Extract the full listing verbatim and drop any pictures from your copy.

┄┄┄┄┄┄┄┄┄┄┄┄┄┄┄┄┄┄┄┄

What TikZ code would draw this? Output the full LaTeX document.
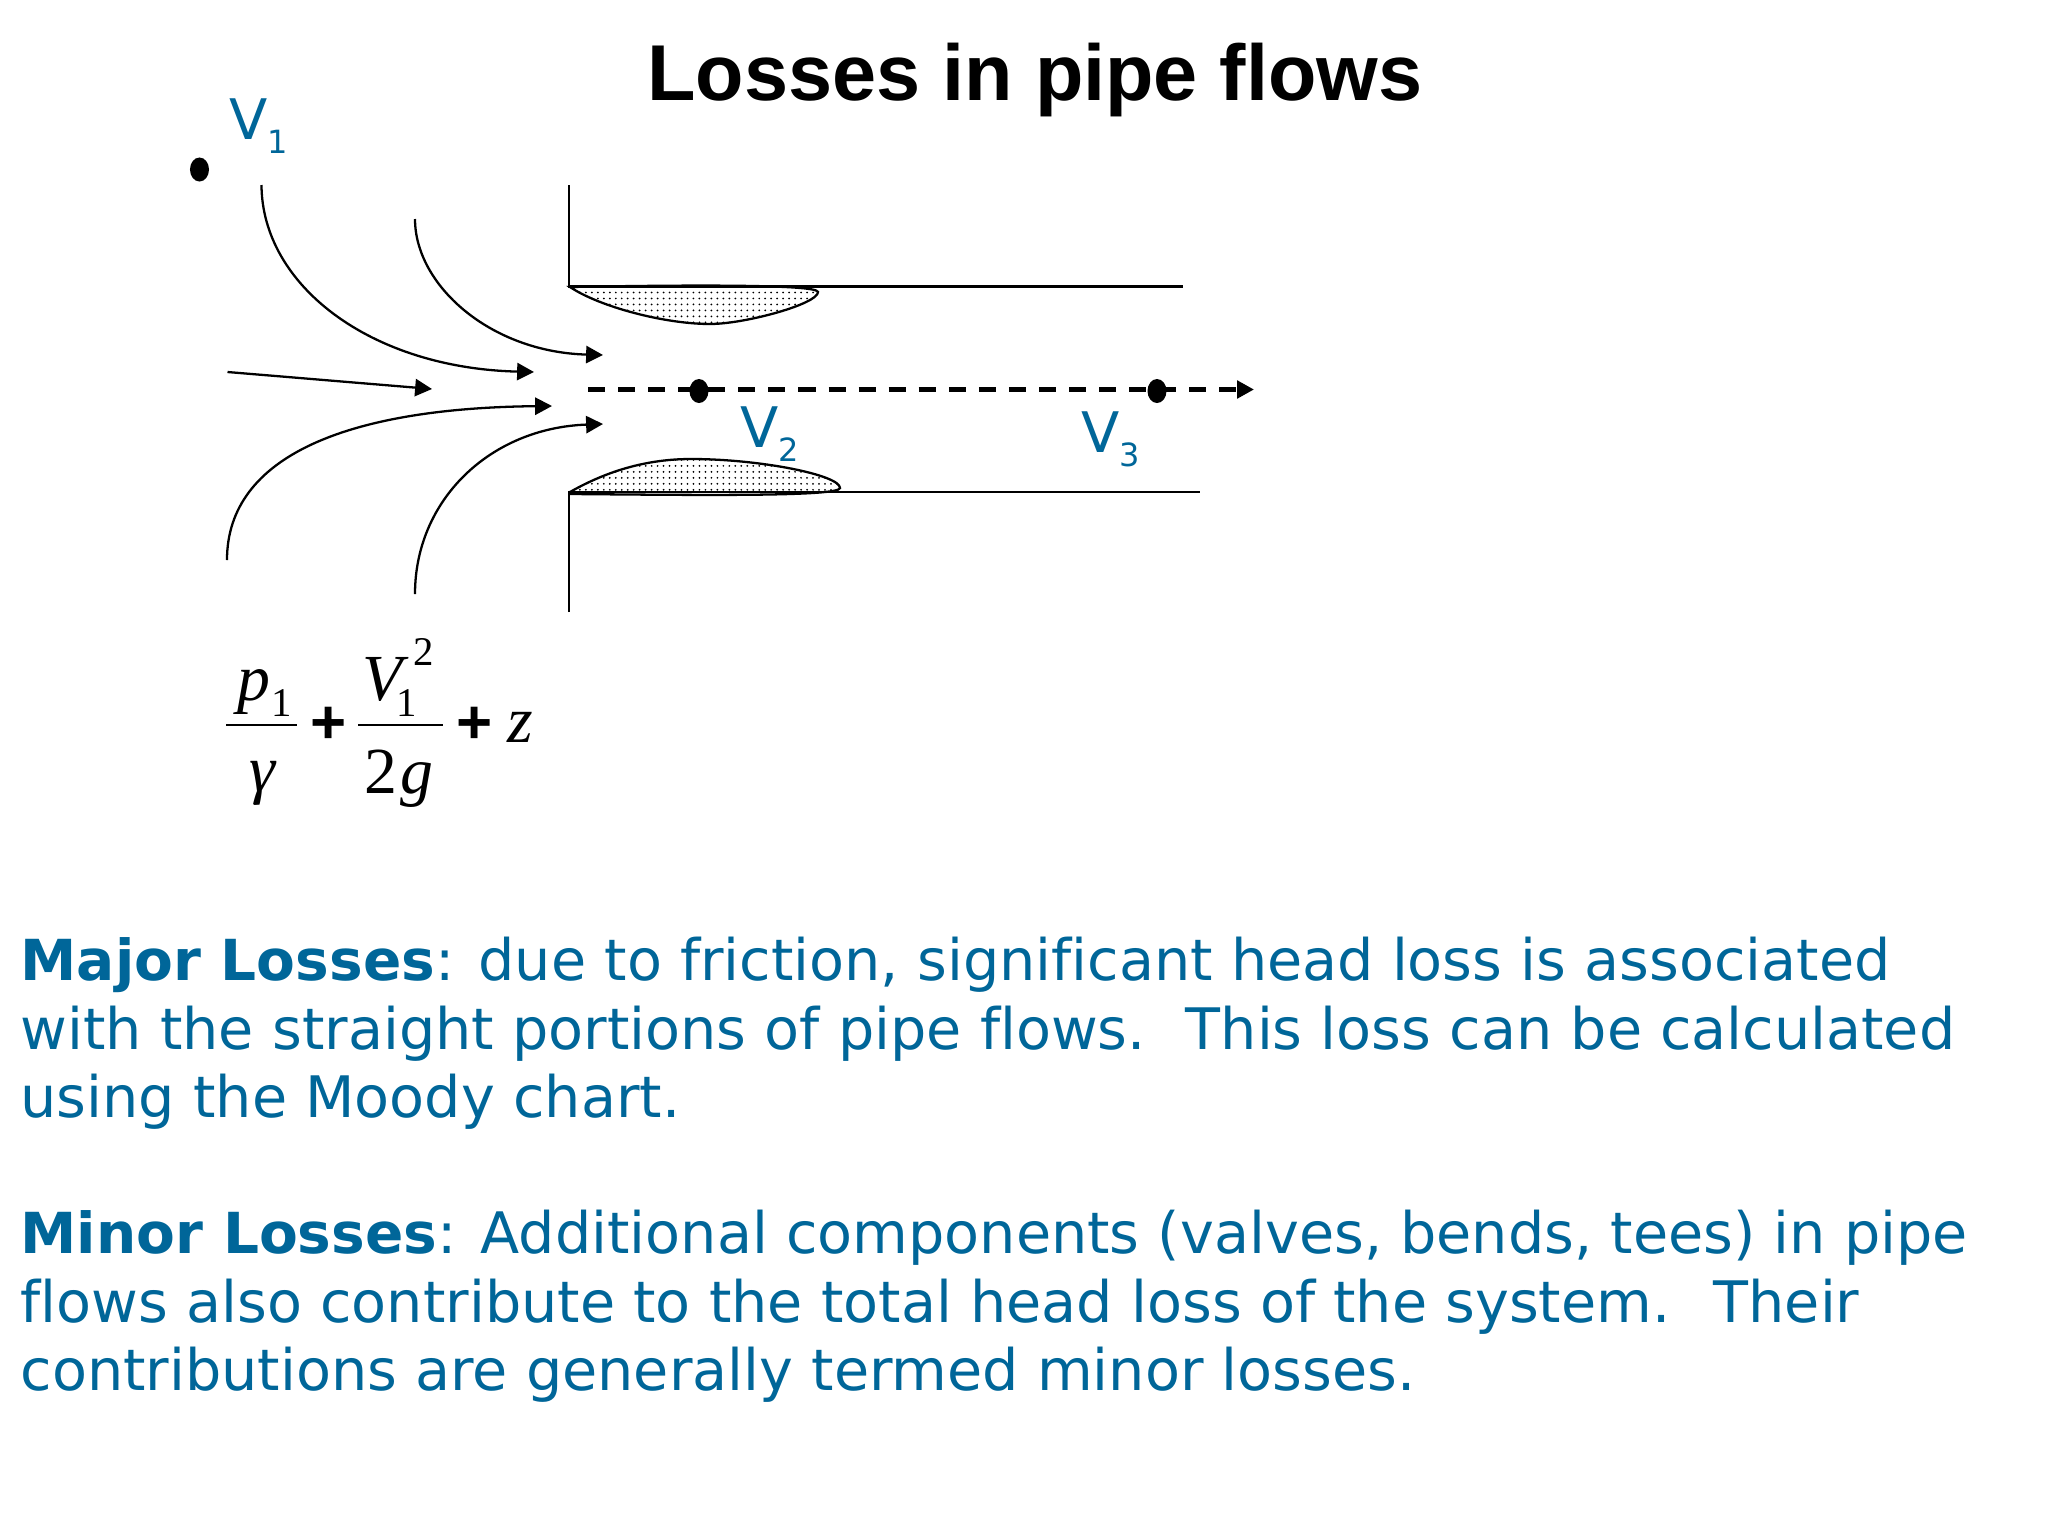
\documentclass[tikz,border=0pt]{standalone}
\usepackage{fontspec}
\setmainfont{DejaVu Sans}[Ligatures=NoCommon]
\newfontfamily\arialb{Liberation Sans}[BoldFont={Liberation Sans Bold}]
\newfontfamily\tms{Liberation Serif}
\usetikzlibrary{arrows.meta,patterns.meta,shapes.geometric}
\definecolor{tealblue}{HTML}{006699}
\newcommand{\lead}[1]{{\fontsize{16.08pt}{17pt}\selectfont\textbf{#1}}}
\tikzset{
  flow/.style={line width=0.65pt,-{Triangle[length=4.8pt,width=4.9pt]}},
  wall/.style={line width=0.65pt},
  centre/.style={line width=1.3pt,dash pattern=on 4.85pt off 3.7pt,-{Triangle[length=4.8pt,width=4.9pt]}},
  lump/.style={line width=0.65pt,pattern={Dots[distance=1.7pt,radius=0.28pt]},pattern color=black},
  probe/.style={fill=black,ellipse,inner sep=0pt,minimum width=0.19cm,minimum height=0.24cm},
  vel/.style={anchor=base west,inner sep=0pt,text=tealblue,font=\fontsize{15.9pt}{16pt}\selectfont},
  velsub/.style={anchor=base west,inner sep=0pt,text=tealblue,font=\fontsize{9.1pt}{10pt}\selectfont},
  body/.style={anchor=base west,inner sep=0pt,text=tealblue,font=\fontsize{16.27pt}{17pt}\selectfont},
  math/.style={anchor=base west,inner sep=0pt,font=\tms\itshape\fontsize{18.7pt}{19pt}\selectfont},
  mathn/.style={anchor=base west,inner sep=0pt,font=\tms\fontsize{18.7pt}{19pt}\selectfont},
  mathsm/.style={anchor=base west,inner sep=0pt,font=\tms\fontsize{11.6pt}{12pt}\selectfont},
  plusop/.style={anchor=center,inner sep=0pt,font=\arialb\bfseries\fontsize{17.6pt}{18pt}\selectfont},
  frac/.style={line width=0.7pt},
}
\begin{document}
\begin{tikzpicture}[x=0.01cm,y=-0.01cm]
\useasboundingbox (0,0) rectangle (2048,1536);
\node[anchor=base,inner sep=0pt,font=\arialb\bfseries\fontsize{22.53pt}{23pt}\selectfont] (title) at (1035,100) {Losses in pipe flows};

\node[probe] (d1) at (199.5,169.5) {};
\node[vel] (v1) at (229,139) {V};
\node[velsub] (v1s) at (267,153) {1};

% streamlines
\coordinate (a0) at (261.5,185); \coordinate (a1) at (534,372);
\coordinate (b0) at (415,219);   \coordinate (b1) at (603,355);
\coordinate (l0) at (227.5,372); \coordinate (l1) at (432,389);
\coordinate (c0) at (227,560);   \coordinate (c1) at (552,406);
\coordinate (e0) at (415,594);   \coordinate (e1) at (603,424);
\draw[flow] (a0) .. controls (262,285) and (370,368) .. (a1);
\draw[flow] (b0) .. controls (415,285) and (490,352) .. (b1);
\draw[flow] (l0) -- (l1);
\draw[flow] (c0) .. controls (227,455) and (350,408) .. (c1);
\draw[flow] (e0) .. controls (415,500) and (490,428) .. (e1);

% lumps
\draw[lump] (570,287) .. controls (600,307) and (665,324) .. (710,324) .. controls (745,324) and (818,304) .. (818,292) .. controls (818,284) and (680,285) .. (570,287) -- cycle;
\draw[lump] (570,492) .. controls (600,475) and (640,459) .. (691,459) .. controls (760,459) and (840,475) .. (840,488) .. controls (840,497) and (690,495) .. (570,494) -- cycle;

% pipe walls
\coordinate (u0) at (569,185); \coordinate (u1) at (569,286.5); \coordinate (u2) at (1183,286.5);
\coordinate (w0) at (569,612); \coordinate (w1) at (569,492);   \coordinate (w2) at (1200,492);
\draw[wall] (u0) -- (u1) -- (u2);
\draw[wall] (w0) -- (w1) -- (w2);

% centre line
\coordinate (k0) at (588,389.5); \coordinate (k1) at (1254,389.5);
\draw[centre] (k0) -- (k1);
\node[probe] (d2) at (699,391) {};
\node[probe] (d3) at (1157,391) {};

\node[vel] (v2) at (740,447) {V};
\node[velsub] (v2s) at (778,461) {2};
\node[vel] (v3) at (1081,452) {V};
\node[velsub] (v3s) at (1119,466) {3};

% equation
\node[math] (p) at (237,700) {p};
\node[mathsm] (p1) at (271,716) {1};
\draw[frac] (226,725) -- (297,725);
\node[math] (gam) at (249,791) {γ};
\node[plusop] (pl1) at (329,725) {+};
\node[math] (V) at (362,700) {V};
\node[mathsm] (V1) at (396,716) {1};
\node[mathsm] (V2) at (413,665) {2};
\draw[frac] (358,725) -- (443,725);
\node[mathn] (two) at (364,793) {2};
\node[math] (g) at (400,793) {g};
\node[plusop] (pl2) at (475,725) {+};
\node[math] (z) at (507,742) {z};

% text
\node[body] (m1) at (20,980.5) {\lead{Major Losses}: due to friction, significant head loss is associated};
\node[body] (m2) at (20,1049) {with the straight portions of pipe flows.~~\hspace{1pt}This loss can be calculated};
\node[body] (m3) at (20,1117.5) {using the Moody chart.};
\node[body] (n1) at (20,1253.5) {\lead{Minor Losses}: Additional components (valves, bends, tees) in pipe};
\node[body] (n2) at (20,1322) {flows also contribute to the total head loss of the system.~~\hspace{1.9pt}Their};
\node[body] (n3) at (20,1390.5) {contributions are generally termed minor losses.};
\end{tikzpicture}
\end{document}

┄┄┄┄┄┄┄┄┄┄┄┄┄┄┄┄┄┄┄┄

* Written reply *
What TikZ code would draw this? Output the full LaTeX document.
\documentclass[tikz,border=0pt]{standalone}
\usepackage{fontspec}
\setmainfont{DejaVu Sans}[Ligatures=NoCommon]
\newfontfamily\arialb{Liberation Sans}[BoldFont={Liberation Sans Bold}]
\newfontfamily\tms{Liberation Serif}
\usetikzlibrary{arrows.meta,patterns.meta,shapes.geometric}
\definecolor{tealblue}{HTML}{006699}
\newcommand{\lead}[1]{{\fontsize{16.08pt}{17pt}\selectfont\textbf{#1}}}
\tikzset{
  flow/.style={line width=0.65pt,-{Triangle[length=4.8pt,width=4.9pt]}},
  wall/.style={line width=0.65pt},
  centre/.style={line width=1.3pt,dash pattern=on 4.85pt off 3.7pt,-{Triangle[length=4.8pt,width=4.9pt]}},
  lump/.style={line width=0.65pt,pattern={Dots[distance=1.7pt,radius=0.28pt]},pattern color=black},
  probe/.style={fill=black,ellipse,inner sep=0pt,minimum width=0.19cm,minimum height=0.24cm},
  vel/.style={anchor=base west,inner sep=0pt,text=tealblue,font=\fontsize{15.9pt}{16pt}\selectfont},
  velsub/.style={anchor=base west,inner sep=0pt,text=tealblue,font=\fontsize{9.1pt}{10pt}\selectfont},
  body/.style={anchor=base west,inner sep=0pt,text=tealblue,font=\fontsize{16.27pt}{17pt}\selectfont},
  math/.style={anchor=base west,inner sep=0pt,font=\tms\itshape\fontsize{18.7pt}{19pt}\selectfont},
  mathn/.style={anchor=base west,inner sep=0pt,font=\tms\fontsize{18.7pt}{19pt}\selectfont},
  mathsm/.style={anchor=base west,inner sep=0pt,font=\tms\fontsize{11.6pt}{12pt}\selectfont},
  plusop/.style={anchor=center,inner sep=0pt,font=\arialb\bfseries\fontsize{17.6pt}{18pt}\selectfont},
  frac/.style={line width=0.7pt},
}
\begin{document}
\begin{tikzpicture}[x=0.01cm,y=-0.01cm]
\useasboundingbox (0,0) rectangle (2048,1536);
\node[anchor=base,inner sep=0pt,font=\arialb\bfseries\fontsize{22.53pt}{23pt}\selectfont] (title) at (1035,100) {Losses in pipe flows};

\node[probe] (d1) at (199.5,169.5) {};
\node[vel] (v1) at (229,139) {V};
\node[velsub] (v1s) at (267,153) {1};

% streamlines
\coordinate (a0) at (261.5,185); \coordinate (a1) at (534,372);
\coordinate (b0) at (415,219);   \coordinate (b1) at (603,355);
\coordinate (l0) at (227.5,372); \coordinate (l1) at (432,389);
\coordinate (c0) at (227,560);   \coordinate (c1) at (552,406);
\coordinate (e0) at (415,594);   \coordinate (e1) at (603,424);
\draw[flow] (a0) .. controls (262,285) and (370,368) .. (a1);
\draw[flow] (b0) .. controls (415,285) and (490,352) .. (b1);
\draw[flow] (l0) -- (l1);
\draw[flow] (c0) .. controls (227,455) and (350,408) .. (c1);
\draw[flow] (e0) .. controls (415,500) and (490,428) .. (e1);

% lumps
\draw[lump] (570,287) .. controls (600,307) and (665,324) .. (710,324) .. controls (745,324) and (818,304) .. (818,292) .. controls (818,284) and (680,285) .. (570,287) -- cycle;
\draw[lump] (570,492) .. controls (600,475) and (640,459) .. (691,459) .. controls (760,459) and (840,475) .. (840,488) .. controls (840,497) and (690,495) .. (570,494) -- cycle;

% pipe walls
\coordinate (u0) at (569,185); \coordinate (u1) at (569,286.5); \coordinate (u2) at (1183,286.5);
\coordinate (w0) at (569,612); \coordinate (w1) at (569,492);   \coordinate (w2) at (1200,492);
\draw[wall] (u0) -- (u1) -- (u2);
\draw[wall] (w0) -- (w1) -- (w2);

% centre line
\coordinate (k0) at (588,389.5); \coordinate (k1) at (1254,389.5);
\draw[centre] (k0) -- (k1);
\node[probe] (d2) at (699,391) {};
\node[probe] (d3) at (1157,391) {};

\node[vel] (v2) at (740,447) {V};
\node[velsub] (v2s) at (778,461) {2};
\node[vel] (v3) at (1081,452) {V};
\node[velsub] (v3s) at (1119,466) {3};

% equation
\node[math] (p) at (237,700) {p};
\node[mathsm] (p1) at (271,716) {1};
\draw[frac] (226,725) -- (297,725);
\node[math] (gam) at (249,791) {γ};
\node[plusop] (pl1) at (329,725) {+};
\node[math] (V) at (362,700) {V};
\node[mathsm] (V1) at (396,716) {1};
\node[mathsm] (V2) at (413,665) {2};
\draw[frac] (358,725) -- (443,725);
\node[mathn] (two) at (364,793) {2};
\node[math] (g) at (400,793) {g};
\node[plusop] (pl2) at (475,725) {+};
\node[math] (z) at (507,742) {z};

% text
\node[body] (m1) at (20,980.5) {\lead{Major Losses}: due to friction, significant head loss is associated};
\node[body] (m2) at (20,1049) {with the straight portions of pipe flows.~~\hspace{1pt}This loss can be calculated};
\node[body] (m3) at (20,1117.5) {using the Moody chart.};
\node[body] (n1) at (20,1253.5) {\lead{Minor Losses}: Additional components (valves, bends, tees) in pipe};
\node[body] (n2) at (20,1322) {flows also contribute to the total head loss of the system.~~\hspace{1.9pt}Their};
\node[body] (n3) at (20,1390.5) {contributions are generally termed minor losses.};
\end{tikzpicture}
\end{document}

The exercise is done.